Anche per arginare queste tendenze, in questa fase si moltiplicano le prese di posizione e le iniziative della sezione Anpi Oltrarno in difesa della Costituzione e del patrimonio etico, civile e politico costituito dalla memoria della Resistenza, caratterizzate, come ricorda l’autore, a contrastare la crescente disaffezione alla politica soprattutto da parte delle giovani generazioni, in un quadro di difesa dell’autonomia dell’Anpi che porta la sezione stessa, nota Albanese, a differenziarsi, sia pure in modo sfumato, dalle scelte della struttura cittadina che, in occasione del XIV Congresso provinciale, nel febbraio 1996, aveva adottato una posizione di affiancamento dell’alleanza di centro sinistra che si andava costituendo e che sarebbe stata protagonista delle elezioni politiche di quello stesso anno.

È peraltro all’insegna di una linea di continuità nella difesa dei valori della Costituzione e della sua matrice resistenziale che si compie il passaggio dal gruppo dirigente proveniente dalle fila del movimento di Liberazione alle nuove generazioni. Nel 2006 Enio Sardelli, tiene a battesimo la collana editoriale dell’Anpi Oltrarno con la pubblicazione di un suo racconto: Cavallo. Breve vita e morte di un ragazzo con tanto ingegno e tanto cuore.
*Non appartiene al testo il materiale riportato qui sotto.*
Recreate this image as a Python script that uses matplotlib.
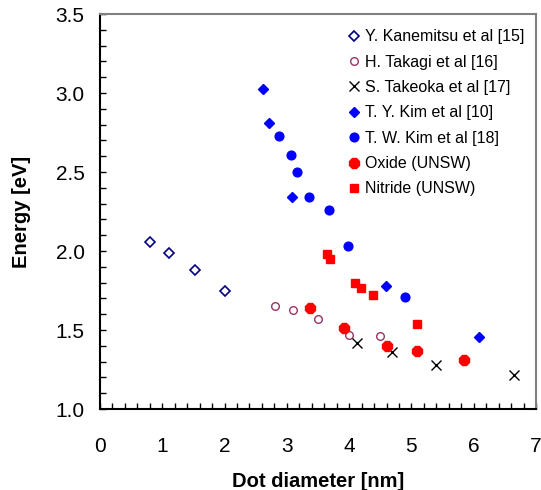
import matplotlib.pyplot as plt
from matplotlib.ticker import MultipleLocator

plt.rcParams["font.family"] = ["Liberation Sans", "DejaVu Sans"]

# Y. Kanemitsu et al [15]
kanemitsu_x = [0.81, 1.11, 1.53, 2.0]
kanemitsu_y = [2.055, 1.99, 1.88, 1.75]
# H. Takagi et al [16]
takagi_x = [2.81, 3.10, 3.50, 4.0, 4.50]
takagi_y = [1.652, 1.627, 1.572, 1.47, 1.462]
# S. Takeoka et al [17]
takeoka_x = [4.13, 4.69, 5.39, 6.65]
takeoka_y = [1.42, 1.36, 1.28, 1.217]
# T. Y. Kim et al [10]
tykim_x = [2.61, 2.71, 3.08, 4.59, 6.09]
tykim_y = [3.025, 2.81, 2.344, 1.777, 1.458]
# T. W. Kim et al [18]
twkim_x = [2.87, 3.06, 3.16, 3.35, 3.67, 3.98, 4.89]
twkim_y = [2.726, 2.61, 2.50, 2.34, 2.26, 2.03, 1.71]
# Oxide (UNSW)
oxide_x = [3.37, 3.91, 4.61, 5.09, 5.85]
oxide_y = [1.64, 1.51, 1.40, 1.37, 1.31]
# Nitride (UNSW)
nitride_x = [3.64, 3.70, 4.09, 4.19, 4.39, 5.09]
nitride_y = [1.983, 1.951, 1.796, 1.768, 1.72, 1.54]

fig = plt.figure(figsize=(5.41, 4.90), dpi=100)
ax = fig.add_axes([0.1848, 0.1653, 0.806, 0.806])

ax.plot(kanemitsu_x, kanemitsu_y, "D", ls="none", ms=5, mfc="none", mec="#000080",
        mew=1.2, label="Y. Kanemitsu et al [15]")
ax.plot(takagi_x, takagi_y, "o", ls="none", ms=5.5, mfc="none", mec="#993366",
        mew=1.0, label="H. Takagi et al [16]")
ax.plot(takeoka_x, takeoka_y, "x", ls="none", ms=6.5, color="black",
        mew=1.0, label="S. Takeoka et al [17]")
ax.plot(tykim_x, tykim_y, "D", ls="none", ms=5.5, color="#0000ff",
        label="T. Y. Kim et al [10]")
ax.plot(twkim_x, twkim_y, "o", ls="none", ms=6.3, color="#0000ff",
        label="T. W. Kim et al [18]")
ax.plot(oxide_x, oxide_y, "8", ls="none", ms=7.8, color="#ff0000",
        label="Oxide (UNSW)")
ax.plot(nitride_x, nitride_y, "s", ls="none", ms=6, color="#ff0000",
        label="Nitride (UNSW)")

ax.set_xlim(0, 7)
ax.set_ylim(1.0, 3.5)
ax.xaxis.set_major_locator(MultipleLocator(1))
ax.xaxis.set_minor_locator(MultipleLocator(0.2))
ax.yaxis.set_major_locator(MultipleLocator(0.5))
ax.yaxis.set_minor_locator(MultipleLocator(0.1))
ax.tick_params(which="both", direction="in", length=4, width=1,
               labelsize=15, top=False, right=False)
ax.tick_params(axis="x", pad=20)
ax.tick_params(axis="y", pad=11)
ax.set_yticklabels([f"{v:.1f}" for v in ax.get_yticks()])

ax.set_xlabel("Dot diameter [nm]", fontsize=14.5, fontweight="bold", labelpad=12)
ax.set_ylabel("Energy [eV]", fontsize=14.5, fontweight="bold", labelpad=18)

for side in ["left", "bottom"]:
    ax.spines[side].set_linewidth(1.5)
    ax.spines[side].set_color("black")
for side in ["top", "right"]:
    ax.spines[side].set_linewidth(1.5)
    ax.spines[side].set_color("#808080")

ax.legend(loc="upper right", frameon=False, fontsize=11.5, handletextpad=0.2,
          labelspacing=0.65, handlelength=1.0, borderaxespad=0.3,
          bbox_to_anchor=(1.0, 0.99))

fig.savefig("out.png", dpi=100)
Ottobre 1943/marzo 1946; si spegne due anni dopo, il 28 aprile 2008. Gli era già succeduta, alla guida della sezione, l’ultima presidente partigiana, Liliana Benvenuti “Angela”. Nel 2010, con l’elezione di un nuovo direttivo composto interamente da antifascisti che, per motivi di età, non hanno partecipato alla Resistenza, si compie il passaggio delle consegne da una generazione all’altra, secondo una linea di continuità che, come conclude l’autore, apre una nuova pagina per una storia ancora da scrivere.